Similarly, owners of sheep are likewise protected. According to Florida statutes, it is unlawful for any dog known to have killed sheep to roam about over the country unattended by the keeper of the dog. Any such dog found roaming unattended shall be deemed a "run-about dog" and it is lawful to put down such a dog.

Owners Can Be 'Strictly Liable'

Obviously, laws have been passed which also cause dog owners to be liable when their dogs cause injury to people. A common misperception believed by many is that "every dog gets one free bite." Such is not the case in Florida. According to Florida Statutes Section 767.04, "the owner of any dog that bites any person when such person is on or in a public place, or lawfully on another's property (including the property of the dog owner), is liable for damages suffered by the person bitten, regardless if the dog has bitten prior to the attack or if the dog owner knows that the dog is dangerous or vicious." In other words, the owner of a dog is "strictly liable" for damages caused when his or her dog bites another. It is not necessary to prove that the owner of the dog was negligent in any way.

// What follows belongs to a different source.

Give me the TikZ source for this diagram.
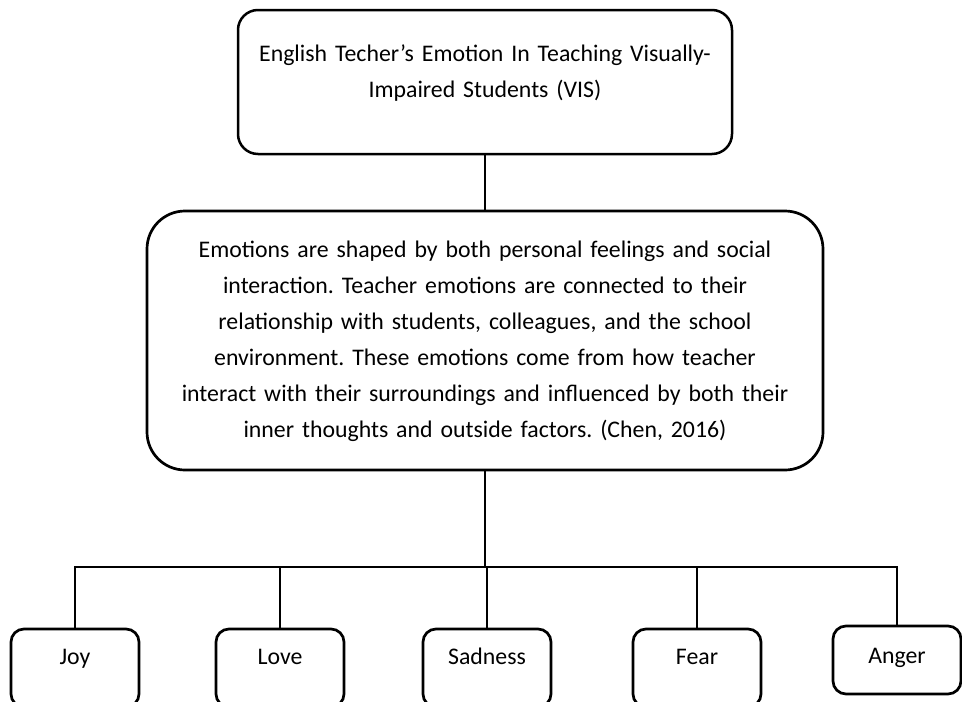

The dog owner may, however, avoid liability if the person bitten provoked the dog.

The law does provide certain protections to dog owners. For instance, if a dog owner posts a sign on his property that says "BAD DOG," a person bitten must prove that the dog owner was negligent in some way and that such negligence led to the dog attack.

In order to impose liability on a landlord who leases his property to a dog owner whose dog bites another, it must be proven that the landlord knew the dog is vicious and permitted the dog to live on the leased property. Without such a showing, the landlord is not responsible for the actions of the tenant's dog.

Simply put, do not provoke or tease another's dog, keep your dog on a leash when out in public, post your "BAD DOG" signs and take adequate safeguards to ensure that those on your property are safe if your dog is a bit aggressive or protective.